Lawyers warn of decimation at hands of big brands as Co-op pushes legal service


The Co-op: high street firms competing with big brands is like an amateur football team playing Arsenal

High street solicitors may soon become a thing of the past if steps are not taken to curb and regulate the predatory marketing of national organisations keen to move into the legal sector next year, the Lawyers Defence Group (LDG) has warned.

LDG, which is a Legal Futures Associate, spoke out in the wake of an announcement by the Co-operative Group that it intends to launch a nine-week campaign promoting its legal services to food shoppers in its nationwide chain of 3,000 supermarkets by the use of in-store radio and animated till screen displays.

“High street solicitors are being forced into a corner by government-initiated plans which claim to be in the public good but which are likely to have the opposite effect by reducing public access to legal services,” said LDG manager and solicitor Duncan Finlyson.

“The vast majority of provincial solicitors neither have access to the kind of marketing budget which organisations such as the Co-op possess nor the ability to be able to target a captive audience of shoppers.

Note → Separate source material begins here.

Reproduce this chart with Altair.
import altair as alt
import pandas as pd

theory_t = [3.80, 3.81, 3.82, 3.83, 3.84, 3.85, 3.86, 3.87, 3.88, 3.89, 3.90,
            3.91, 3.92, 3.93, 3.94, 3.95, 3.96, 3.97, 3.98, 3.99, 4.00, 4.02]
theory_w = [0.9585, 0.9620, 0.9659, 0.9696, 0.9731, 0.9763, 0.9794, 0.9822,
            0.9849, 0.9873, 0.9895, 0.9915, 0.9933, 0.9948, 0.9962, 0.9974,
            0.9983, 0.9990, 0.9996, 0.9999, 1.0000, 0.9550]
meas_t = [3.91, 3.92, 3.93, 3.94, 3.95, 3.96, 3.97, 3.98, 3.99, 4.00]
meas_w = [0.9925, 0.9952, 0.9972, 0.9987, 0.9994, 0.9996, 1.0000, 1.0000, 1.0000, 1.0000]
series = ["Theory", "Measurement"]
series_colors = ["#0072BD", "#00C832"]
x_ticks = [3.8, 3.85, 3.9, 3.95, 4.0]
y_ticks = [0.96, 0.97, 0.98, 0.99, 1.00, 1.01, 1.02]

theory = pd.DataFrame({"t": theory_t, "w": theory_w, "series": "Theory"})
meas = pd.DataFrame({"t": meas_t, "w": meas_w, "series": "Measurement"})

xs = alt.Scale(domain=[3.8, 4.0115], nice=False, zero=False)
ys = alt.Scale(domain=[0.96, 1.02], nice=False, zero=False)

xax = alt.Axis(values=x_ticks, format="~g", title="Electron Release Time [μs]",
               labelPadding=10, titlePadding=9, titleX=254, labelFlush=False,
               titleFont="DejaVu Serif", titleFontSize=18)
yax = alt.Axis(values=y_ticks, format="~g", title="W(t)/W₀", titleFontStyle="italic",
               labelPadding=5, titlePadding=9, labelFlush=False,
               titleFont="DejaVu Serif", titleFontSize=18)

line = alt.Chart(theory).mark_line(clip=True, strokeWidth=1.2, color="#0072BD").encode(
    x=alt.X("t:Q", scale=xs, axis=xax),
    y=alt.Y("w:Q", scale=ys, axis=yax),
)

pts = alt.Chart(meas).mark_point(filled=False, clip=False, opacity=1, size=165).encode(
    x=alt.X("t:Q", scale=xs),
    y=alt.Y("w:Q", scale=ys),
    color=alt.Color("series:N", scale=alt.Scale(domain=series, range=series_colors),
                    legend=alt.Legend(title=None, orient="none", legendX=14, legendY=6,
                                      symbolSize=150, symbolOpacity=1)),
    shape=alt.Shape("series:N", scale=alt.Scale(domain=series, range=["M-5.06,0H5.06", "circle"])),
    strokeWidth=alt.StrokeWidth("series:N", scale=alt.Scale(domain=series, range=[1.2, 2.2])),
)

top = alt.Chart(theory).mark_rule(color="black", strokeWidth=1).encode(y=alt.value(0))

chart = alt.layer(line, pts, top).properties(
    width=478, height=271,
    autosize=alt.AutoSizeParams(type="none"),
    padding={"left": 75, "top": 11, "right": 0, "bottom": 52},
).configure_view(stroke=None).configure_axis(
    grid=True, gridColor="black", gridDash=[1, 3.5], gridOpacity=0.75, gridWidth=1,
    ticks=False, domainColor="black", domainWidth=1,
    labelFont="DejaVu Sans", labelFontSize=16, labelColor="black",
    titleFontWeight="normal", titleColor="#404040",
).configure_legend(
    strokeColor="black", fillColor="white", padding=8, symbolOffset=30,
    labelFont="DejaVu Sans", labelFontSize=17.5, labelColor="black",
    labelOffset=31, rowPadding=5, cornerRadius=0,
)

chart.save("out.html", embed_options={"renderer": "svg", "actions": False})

We are repeatedly being told that new regulations [enabling alternative business structures] will ensure that there is a level playing field for all those involved in the provision of legal services. Whilst the field may be level, unfortunately the teams are not. It is like pitting an amateur football team against Arsenal.”

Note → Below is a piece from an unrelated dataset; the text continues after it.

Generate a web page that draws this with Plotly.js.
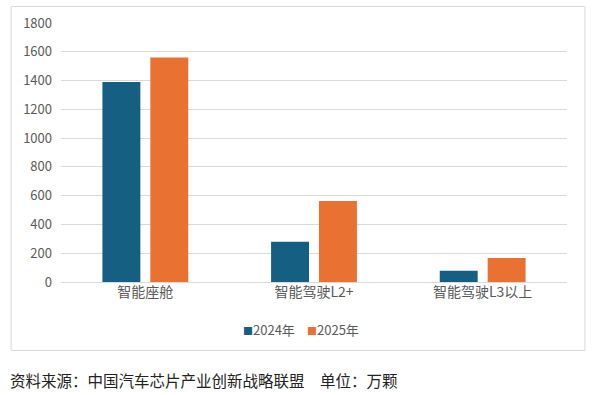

LDG said it is encountering an increasing number of provincial law firms experiencing financial problems and either going out of business, needing to make savage cuts in staff and services or having to support the practice from savings and borrowings.

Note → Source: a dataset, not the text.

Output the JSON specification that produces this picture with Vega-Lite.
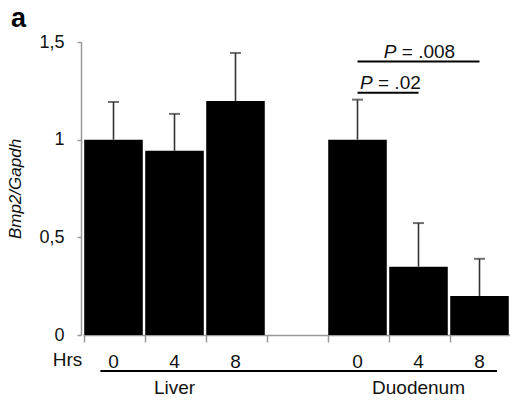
{
  "$schema": "https://vega.github.io/schema/vega-lite/v6.json",
  "width": 427,
  "height": 293,
  "autosize": {"type": "none"},
  "padding": {"left": 83, "top": 42, "right": 0, "bottom": 70},
  "background": "white",
  "config": {
    "view": {"stroke": null},
    "font": "Liberation Sans",
    "axis": {"grid": false},
    "title": {"font": "Liberation Sans"},
    "locale": {"number": {"decimal": ",", "thousands": ".", "grouping": [3], "currency": ["", " €"]}}
  },
  "title": {
    "text": "a",
    "anchor": "start",
    "frame": "group",
    "fontSize": 27,
    "fontWeight": "bold",
    "color": "#000",
    "dx": -72,
    "dy": 16,
    "offset": 16
  },
  "datasets": {
    "bars": [
      {"cat": "L0", "mean": 1.0, "upper": 1.193},
      {"cat": "L4", "mean": 0.943, "upper": 1.132},
      {"cat": "L8", "mean": 1.198, "upper": 1.444},
      {"cat": "D0", "mean": 1.0, "upper": 1.205},
      {"cat": "D4", "mean": 0.35, "upper": 0.573},
      {"cat": "D8", "mean": 0.2, "upper": 0.39}
    ],
    "sig": [
      {"id": 1, "from": "D0", "to": "D4", "mid": "D0", "y": 1.24, "p": "P", "rest": "= .02"},
      {"id": 2, "from": "D0", "to": "D8", "mid": "D4", "y": 1.40, "p": "P", "rest": "= .008"}
    ],
    "under": [
      {"from": "L0", "to": "D8", "y": -0.184}
    ],
    "groups": [
      {"at": "L4", "label": "Liver", "y": -0.304},
      {"at": "D4", "label": "Duodenum", "y": -0.304}
    ]
  },
  "layer": [
    {
      "data": {"name": "bars"},
      "mark": {"type": "bar", "color": "#000"},
      "encoding": {
        "x": {
          "field": "cat",
          "type": "nominal",
          "sort": null,
          "scale": {
            "domain": ["L0", "L4", "L8", "gap", "D0", "D4", "D8"],
            "paddingInner": 0.04,
            "paddingOuter": 0.02
          },
          "axis": {
            "title": "Hrs",
            "bandPosition": 0,
            "labelExpr": "datum.value == 'gap' ? '' : slice(datum.value, 1)",
            "labelAngle": 0,
            "domainColor": "#999",
            "domainWidth": 1.5,
            "tickColor": "#999",
            "tickWidth": 1.5,
            "tickSize": 7,
            "labelFontSize": 19,
            "labelBaseline": "alphabetic",
            "labelPadding": 25,
            "labelColor": "#111",
            "titleFontSize": 19,
            "titleFontWeight": "normal",
            "titleColor": "#111",
            "titleX": -16,
            "titleY": 30,
            "titleAlign": "center",
            "titleBaseline": "alphabetic"
          }
        },
        "y": {
          "field": "mean",
          "type": "quantitative",
          "scale": {"domain": [0, 1.5], "nice": false},
          "axis": {
            "title": "Bmp2/Gapdh",
            "values": [0, 0.5, 1, 1.5],
            "format": "~g",
            "offset": 2,
            "domainColor": "#999",
            "domainWidth": 1.5,
            "tickColor": "#999",
            "tickWidth": 1.5,
            "tickSize": 4,
            "labelFontSize": 18,
            "labelPadding": 13,
            "labelColor": "#111",
            "titleFontSize": 17,
            "titleFontStyle": "italic",
            "titleFontWeight": "normal",
            "titleColor": "#111",
            "titlePadding": 14
          }
        }
      }
    },
    {
      "data": {"name": "bars"},
      "mark": {"type": "rule", "color": "#333", "strokeWidth": 1.6},
      "encoding": {
        "x": {"field": "cat", "type": "nominal", "sort": null},
        "y": {"field": "mean", "type": "quantitative"},
        "y2": {"field": "upper"}
      }
    },
    {
      "data": {"name": "bars"},
      "mark": {"type": "tick", "color": "#333", "thickness": 2, "size": 11},
      "encoding": {
        "x": {"field": "cat", "type": "nominal", "sort": null},
        "y": {"field": "upper", "type": "quantitative"}
      }
    },
    {
      "data": {"name": "sig"},
      "mark": {"type": "rule", "color": "#000", "strokeWidth": 2},
      "encoding": {
        "x": {"field": "from", "type": "nominal", "sort": null},
        "x2": {"field": "to"},
        "y": {"field": "y", "type": "quantitative"}
      }
    },
    {
      "data": {"name": "sig"},
      "transform": [{"filter": "datum.id == 1"}],
      "layer": [
        {
          "mark": {"type": "text", "align": "left", "baseline": "alphabetic", "fontSize": 19, "fontStyle": "italic", "color": "#111", "dx": 2.5, "dy": -4},
          "encoding": {
            "x": {"field": "mid", "type": "nominal", "sort": null},
            "y": {"field": "y", "type": "quantitative"},
            "text": {"field": "p"}
          }
        },
        {
          "mark": {"type": "text", "align": "left", "baseline": "alphabetic", "fontSize": 19, "color": "#111", "dx": 20.5, "dy": -4},
          "encoding": {
            "x": {"field": "mid", "type": "nominal", "sort": null},
            "y": {"field": "y", "type": "quantitative"},
            "text": {"field": "rest"}
          }
        }
      ]
    },
    {
      "data": {"name": "sig"},
      "transform": [{"filter": "datum.id == 2"}],
      "layer": [
        {
          "mark": {"type": "text", "align": "left", "baseline": "alphabetic", "fontSize": 19, "fontStyle": "italic", "color": "#111", "dx": -34.7, "dy": -4},
          "encoding": {
            "x": {"field": "mid", "type": "nominal", "sort": null},
            "y": {"field": "y", "type": "quantitative"},
            "text": {"field": "p"}
          }
        },
        {
          "mark": {"type": "text", "align": "left", "baseline": "alphabetic", "fontSize": 19, "color": "#111", "dx": -16.7, "dy": -4},
          "encoding": {
            "x": {"field": "mid", "type": "nominal", "sort": null},
            "y": {"field": "y", "type": "quantitative"},
            "text": {"field": "rest"}
          }
        }
      ]
    },
    {
      "data": {"name": "under"},
      "mark": {"type": "rule", "color": "#000", "strokeWidth": 2},
      "encoding": {
        "x": {"field": "from", "type": "nominal", "sort": null, "bandPosition": 0.276},
        "x2": {"field": "to", "bandPosition": 0.8},
        "y": {"field": "y", "type": "quantitative"}
      }
    },
    {
      "data": {"name": "groups"},
      "mark": {"type": "text", "align": "center", "baseline": "alphabetic", "fontSize": 19, "color": "#111"},
      "encoding": {
        "x": {"field": "at", "type": "nominal", "sort": null},
        "y": {"field": "y", "type": "quantitative"},
        "text": {"field": "label"}
      }
    }
  ]
}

Mr Finlyson called on those in whichever party forms the next government to look realistically at the plans for ABS and to factor in the commercial effect which those plans are likely to have upon the many thousands of smaller legal practices that currently provide services to families and small businesses around the country.

“Times are incredibly tough for many domestic and small-business lawyers,” he said. “The vast majority of firms, whilst able to provide an excellent and, in most cases, good-value service to clients, simply cannot afford to compete in terms of marketing and promotion. They will simply be squeezed out of the market and it will be the pubic, ultimately, who will suffer when access to legal representation becomes concentrated in the hands of larger organisations driven exclusively by profit and commerciality.”